Chan wins in Canada; silver for Hanyu, Suzuki

AFP-JIJI, Kyodo

Russian teenager Julia Lipnitskaia claimed her first Grand Prix gold medal at Skate Canada on Saturday while Canada’s three-time reigning world champion Patrick Chan pocketed his fourth.

Lipnitskaia topped the women’s field with a magnificent, seemingly flawless and technically superlative performance that earned a standing ovation.

Chan also had the fans on their feet, but he was far from flawless despite opening with a quadruple-triple jump combination and sailing through a second quad moments later.

Chan’s triple axel eluded him as he doubled on one attempt and singled another in his Vivaldi-backed program.

Still, the quads alone brought 29 points for a total of 173.93 for Saturday’s free skate. In all, he put 262.03 points on the scoreboard, well ahead of Yuzuru Hanyu (234.8) and Nobunari Oda (233).

“I was nervous, honestly,” Chan said. “I started having the same feelings as I had last season and that’s when the Grand Prix didn’t go well. It was a real challenge to stay positive even before I got on the ice.”

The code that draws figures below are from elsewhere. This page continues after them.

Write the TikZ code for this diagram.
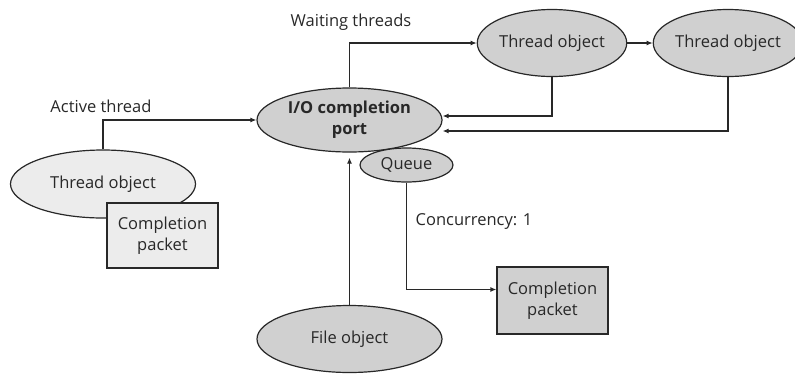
\documentclass[tikz,border=0pt]{standalone}
\usepackage{fontspec}
\setmainfont{Open Sans}
\usepackage{tikz}
\usetikzlibrary{arrows.meta,positioning,shapes.geometric}
\definecolor{portgray}{RGB}{208,208,208}
\definecolor{lightgray}{RGB}{236,236,236}
\definecolor{inkgray}{RGB}{40,40,40}

\begin{document}
\begin{tikzpicture}[x=1pt, y=1pt, font=\fontsize{16.5}{21}\selectfont, text=inkgray]
    \tikzstyle{oval}=[draw=inkgray, ellipse, line width=1.2pt, fill=portgray, inner sep=0pt, align=center]
    \tikzstyle{box}=[draw=inkgray, rectangle, line width=1.2pt, fill=portgray, inner sep=0pt, align=center]
    \tikzstyle{link}=[draw=inkgray, line width=1.2pt, -{Latex[length=6pt, width=5pt]}]
    \useasboundingbox (0,0) rectangle (795,-373);
    % Port and its queue
    \node[oval, minimum width=185, minimum height=64] (port) at (349.5,-120) {\textbf{I/O completion}\\\textbf{port}};
    % Waiting threads
    \node[oval, minimum width=140, minimum height=67] (wait1) at (552,-43) {Thread object};
    \node[oval, minimum width=133, minimum height=67] (wait2) at (728,-43) {Thread object};
    % Active thread
    \node[oval, fill=lightgray, minimum width=185, minimum height=68] (active) at (103,-184) {Thread object};
    \node[box, fill=lightgray, minimum width=111, minimum height=65] (pkt1) at (162.5,-235.5) {Completion\\packet};
    % File object and dequeued packet
    \node[oval, minimum width=185, minimum height=67] (file) at (349.5,-339) {File object};
    \node[box, minimum width=111, minimum height=67] (pkt2) at (552.5,-300.5) {Completion\\packet};
    % Labels
    \node (lwait) at (351,-22) {Waiting threads};
    \node (lact) at (101,-106) {Active thread};
    \node (lconc) at (474,-222) {Concurrency: 1};
    % Connectors
    \draw[link] (active.north) |- (port.west);
    \draw[link] (port.north) |- (wait1.west);
    \draw[link] (wait1.east) -- (wait2.west);
    \draw[link] (wait1.south) |- ([yshift=4pt]port.east);
    \draw[link] (wait2.south) |- ([yshift=-11pt]port.east);
    \draw[link] (file.north) -- ([yshift=-5pt]port.south);
    \node[oval, minimum width=93, minimum height=34] (queue) at (406.5,-165) {Queue};
    \draw[link] (queue.south) |- ([yshift=11pt]pkt2.west);
\end{tikzpicture}
\end{document}
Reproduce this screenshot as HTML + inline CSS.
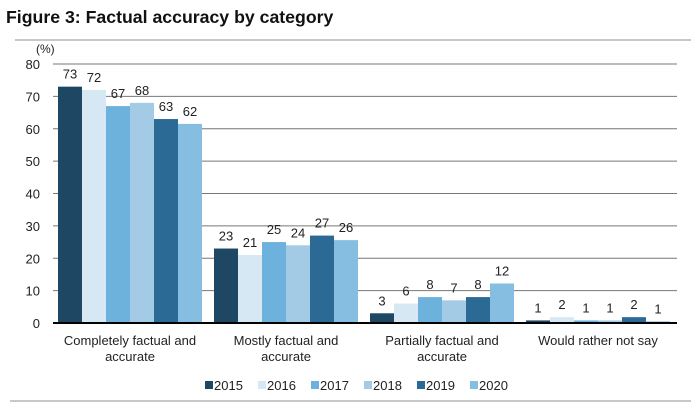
<!DOCTYPE html>
<html><head><meta charset="utf-8"><style>
body{margin:0;background:#fff;width:698px;height:408px;overflow:hidden;font-family:"Liberation Sans",sans-serif}
svg text{font-family:"Liberation Sans",sans-serif}
</style></head><body>
<svg id="c" width="698" height="408">
<text x="6" y="23" font-size="17.7" font-weight="bold" fill="#111">Figure 3: Factual accuracy by category</text>
<rect x="15" y="39" width="676" height="2" fill="#c8c8c8"/>
<rect x="10" y="400" width="681" height="2" fill="#c8c8c8"/>
<text x="36" y="53" font-size="12" fill="#222">(%)</text>
</svg>
<script>
const categories=[["Completely factual and","accurate"],["Mostly factual and","accurate"],["Partially factual and","accurate"],["Would rather not say"]];
const years=["2015","2016","2017","2018","2019","2020"];
const colors=["#1e4764","#d7e8f5","#6db2dc","#a3cbe6","#2a6a95","#86bee2"];
const v2015=[73,23,3,0.8];
const v2016=[72,21,6,1.8];
const v2017=[67,25,8,0.8];
const v2018=[68,24,7,0.8];
const v2019=[63,27,8,1.8];
const v2020=[61.5,25.6,12.2,0.5];
const l2015=["73","23","3","1"];
const l2016=["72","21","6","2"];
const l2017=["67","25","8","1"];
const l2018=["68","24","7","1"];
const l2019=["63","27","8","2"];
const l2020=["62","26","12","1"];
const yTicks=[0,10,20,30,40,50,60,70,80];
const series=[v2015,v2016,v2017,v2018,v2019,v2020];
const labels=[l2015,l2016,l2017,l2018,l2019,l2020];
const svg=document.getElementById('c');const NS='http://www.w3.org/2000/svg';
const X0=53,X1=677,Y0=323,Y80=64;
const y=v=>Y0-(v/80)*(Y0-Y80);
const gW=156,bW=24,gOff=5;
const x=(c,s)=>X0+gOff+c*gW+s*bW;
function mk(t,a){const e=document.createElementNS(NS,t);for(const k in a)e.setAttribute(k,a[k]);svg.appendChild(e);return e;}
yTicks.forEach(t=>{
 if(t>0){const g=mk('line',{x1:X0,x2:X1,y1:y(t),y2:y(t),stroke:'#777','stroke-width':1});
 
 }
 const tx=mk('text',{x:40,y:y(t)+5,'font-size':13,'text-anchor':'end',fill:'#222'});tx.textContent=t;
 
 
});
series.forEach((vals,s)=>{vals.forEach((v,c)=>{
 const r=mk('rect',{x:x(c,s),y:y(v),width:bW,height:Y0-y(v),fill:colors[s]});
 
 
 const t=mk('text',{x:x(c,s)+bW/2,y:y(v)-8,'font-size':13,'text-anchor':'middle',fill:'#222'});t.textContent=labels[s][c];
 
 
});});
const ax=mk('line',{x1:X0,x2:X1,y1:Y0,y2:Y0,stroke:'#000','stroke-width':2});


categories.forEach((lines,c)=>{lines.forEach((ln,i)=>{
 const t=mk('text',{x:x(c,0)+3*bW,y:345+i*16,'font-size':13,'text-anchor':'middle',fill:'#222'});t.textContent=ln;
 
 
});});
let lx=205;
years.forEach((yr,s)=>{
 const r=mk('rect',{x:lx,y:381,width:8,height:8,fill:colors[s]});
 
 
 const t=mk('text',{x:lx+9,y:390,'font-size':13,fill:'#222'});t.textContent=yr;
 
 
 lx+=53;
});
</script>
</body></html>
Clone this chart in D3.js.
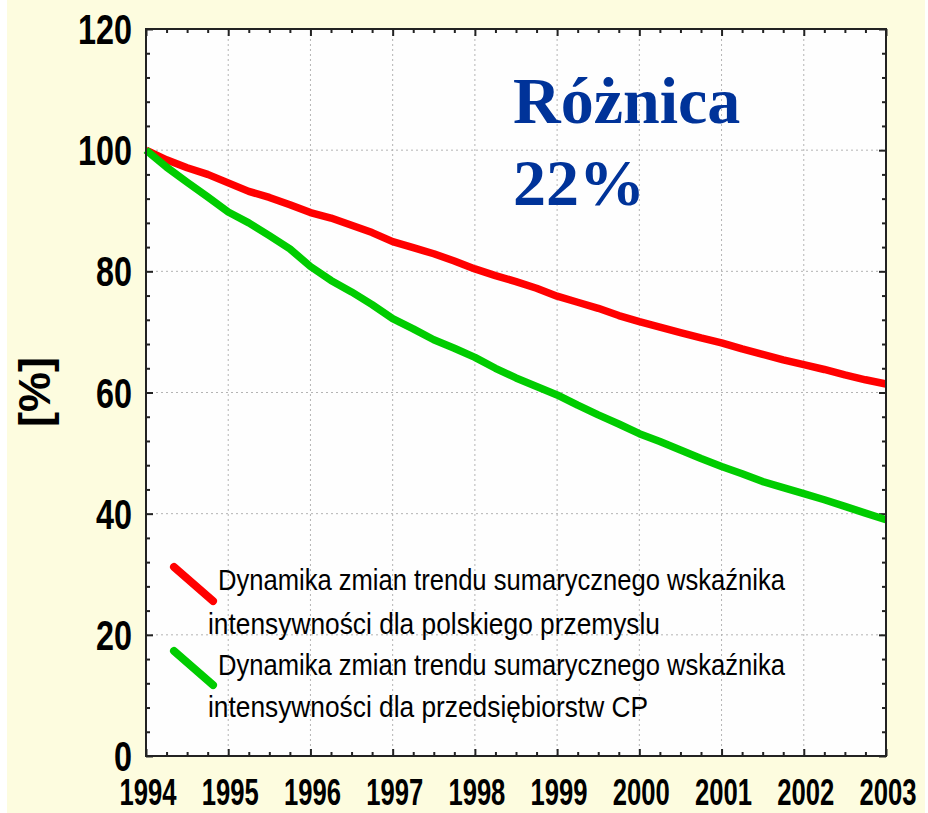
<!DOCTYPE html>
<html><head><meta charset="utf-8">
<script src="https://cdn.jsdelivr.net/npm/d3@7"></script>
<style>html,body{margin:0;padding:0;background:#fff;}svg{display:block;}</style>
</head><body>
<script>
// ---- data ----
const years = [1994,1995,1996,1997,1998,1999,2000,2001,2002,2003];
const yTicks = [0,20,40,60,80,100,120];
// quarterly values (time = 1994 + k/4)
const polandValues = [100,98.4,97.1,96.0,94.6,93.2,92.2,91.0,89.7,88.8,87.6,86.4,84.9,83.9,82.9,81.7,80.4,79.3,78.3,77.2,75.9,74.9,73.9,72.7,71.7,70.8,69.9,69.0,68.2,67.2,66.3,65.4,64.6,63.8,62.9,62.1,61.4];
const cpValues = [100,97.2,94.7,92.3,89.8,88.0,85.9,83.7,80.8,78.5,76.6,74.5,72.2,70.5,68.7,67.3,65.8,64.0,62.4,61.0,59.6,57.9,56.3,54.8,53.2,51.9,50.5,49.1,47.8,46.6,45.3,44.3,43.3,42.3,41.2,40.1,39.0];
const legendLines1 = ["Dynamika zmian trendu sumarycznego wskaźnika","intensywności dla polskiego przemyslu"];
const legendLines2 = ["Dynamika zmian trendu sumarycznego wskaźnika","intensywności dla przedsiębiorstw CP"];
const titleLines = ["Różnica","22%"];
const yLabel = "[%]";

const W = 928, H = 813;
const L = 146, R = 886, T = 29, B = 756;
const svg = d3.select("body").append("svg").attr("width", W).attr("height", H);

svg.append("rect").attr("x",7).attr("y",0).attr("width",918).attr("height",H).attr("fill","#fdfcdf");
svg.append("rect").attr("x",L).attr("y",T).attr("width",R-L).attr("height",B-T).attr("fill","#fefefe");

const x = d3.scaleLinear().domain([1994,2003]).range([L,R]);
const y = d3.scaleLinear().domain([0,120]).range([B,T]);

// grid
const gridStyle = g => g.attr("stroke","#b4b4b4").attr("stroke-width",1).attr("stroke-dasharray","2,3");
svg.append("g").selectAll("line").data(years.slice(1,-1)).join("line")
  .attr("x1",d=>x(d)).attr("x2",d=>x(d)).attr("y1",T).attr("y2",B).call(gridStyle);
svg.append("g").selectAll("line").data(yTicks.slice(1,-1)).join("line")
  .attr("y1",d=>y(d)).attr("y2",d=>y(d)).attr("x1",L).attr("x2",R).call(gridStyle);

// minor ticks
const xMinor = d3.range(0,37).map(k=>1994+k/4).filter(v=>!years.includes(v));
const yMinor = d3.range(0,121,4).filter(v=>!yTicks.includes(v));

function tickAxes(){
  const mk = (axis, vals, size) => axis.tickValues(vals).tickSizeInner(-size).tickSizeOuter(0).tickFormat("");
  [[mk(d3.axisBottom(x),years,7),`translate(0,${B})`],[mk(d3.axisTop(x),years,7),`translate(0,${T})`],
   [mk(d3.axisLeft(y),yTicks,7),`translate(${L},0)`],[mk(d3.axisRight(y),yTicks,7),`translate(${R},0)`],
   [mk(d3.axisBottom(x),xMinor,4),`translate(0,${B})`],[mk(d3.axisTop(x),xMinor,4),`translate(0,${T})`],
   [mk(d3.axisLeft(y),yMinor,4),`translate(${L},0)`],[mk(d3.axisRight(y),yMinor,4),`translate(${R},0)`]]
  .forEach(([ax,tr])=>{
    const g = svg.append("g").attr("transform",tr).call(ax);
    g.select(".domain").remove();
    g.selectAll("line").attr("stroke","#222").attr("stroke-width",2);
  });
}
tickAxes();

// series lines
const pts = vals => vals.map((v,k)=>[1994+k/4, v]);
const line = d3.line().x(d=>x(d[0])).y(d=>y(d[1]));
svg.append("path").datum(pts(polandValues)).attr("d",line).attr("fill","none")
  .attr("stroke","#ff0000").attr("stroke-width",7.5).attr("stroke-linejoin","round");
svg.append("path").datum(pts(cpValues)).attr("d",line).attr("fill","none")
  .attr("stroke","#00cc00").attr("stroke-width",7.5).attr("stroke-linejoin","round");

// border
svg.append("rect").attr("x",L).attr("y",T).attr("width",R-L).attr("height",B-T)
  .attr("fill","none").attr("stroke","#222").attr("stroke-width",2);

// tick labels
svg.append("g").selectAll("text").data(years).join("text")
  .attr("x",d=>x(d)+2).attr("y",805).attr("text-anchor","middle")
  .attr("font-family","Liberation Sans, Arial, sans-serif").attr("font-weight","bold").attr("font-size",36)
  .attr("textLength",57).attr("lengthAdjust","spacingAndGlyphs").attr("fill","#000").text(d=>d);
svg.append("g").selectAll("text").data(yTicks).join("text")
  .attr("x",132).attr("y",d=>y(d)+15).attr("text-anchor","end")
  .attr("font-family","Liberation Sans, Arial, sans-serif").attr("font-weight","bold").attr("font-size",42)
  .attr("textLength",d=>String(d).length*18).attr("lengthAdjust","spacingAndGlyphs").attr("fill","#000").text(d=>d);

// y label
svg.append("text").attr("transform","translate(50,392) rotate(-90)").attr("text-anchor","middle")
  .attr("font-family","Liberation Sans, Arial, sans-serif").attr("font-weight","bold").attr("font-size",45)
  .attr("fill","#000").text(yLabel);

// title
svg.append("g").selectAll("text").data(titleLines).join("text")
  .attr("x",513).attr("y",(d,i)=>i===0?123:205)
  .attr("font-family","Liberation Serif, Times New Roman, serif").attr("font-weight","bold").attr("font-size",66)
  .attr("fill","#003399").text(d=>d);

// legend
const legend = [
  {color:"#ff0000", lines:legendLines1, y0:567, base:[590,634], ends:[785,660]},
  {color:"#00cc00", lines:legendLines2, y0:651, base:[675,717], ends:[785,648]}
];
legend.forEach(it=>{
  svg.append("line").attr("x1",174).attr("y1",it.y0).attr("x2",213).attr("y2",it.y0+34)
    .attr("stroke",it.color).attr("stroke-width",8).attr("stroke-linecap","round");
  it.lines.forEach((t,i)=>{
    const x0 = i===0?218:208;
    svg.append("text").attr("x",x0).attr("y",it.base[i])
      .attr("font-family","Liberation Sans, Arial, sans-serif").attr("font-size",30)
      .attr("textLength",it.ends[i]-x0).attr("lengthAdjust","spacingAndGlyphs")
      .attr("fill","#000").text(t);
  });
});
</script>
</body></html>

Hanyu, fourth at the 2013 Worlds, nailed his second quad — a toe loop — but fell on his opening quad salchow and singled an axel.

“I’m in such good form that I can’t find a reason why I messed up the quad. I don’t know why (I fell),” said Hanyu, the 2012 world bronze medalist.

Oda tripled both his planned quad toes and fell on a triple flip.

“I am a long way from my best,” said Oda. “It was pathetic that I botched the quad like I did in the short program. I will try and get things right for the NHK Trophy (next month) and do my best to reach the (Grand Prix) final.”

On the women’s side, the errors were fewer and further between, especially for the medalists.

Lipnitskaia rose to the occasion, outskating overnight leader Gracie Gold of the United States, who slipped to third with a fall on her triple lutz.

The silver medal belonged to veteran Akiko Suzuki, who also brought the cheering fans to their feet with her emotionally riveting routine set to “Phantom of the Opera.”

Lipnitskaia earned 198.23 in total to 193.75 for Suzuki and 186.65 for Gold.

“I didn’t really take any notice of the rankings and just focused on what I had to do,” said Suzuki. “I am skating with more composure than last season.”

Lipnitskaia and Suzuki both tallied seven triple jumps, but the Russian showed the most difficult combinations including a fabulous triple lutz-triple toe to open.

With the 2014 Olympic Games just over 100 days away, Lipnitskaia’s success here should bolster her country’s hopes for a medal on home soil in Sochi.

“I never really think about winning because you have to keep working, there is always more you can do. But I’m very happy everything worked out,” she said.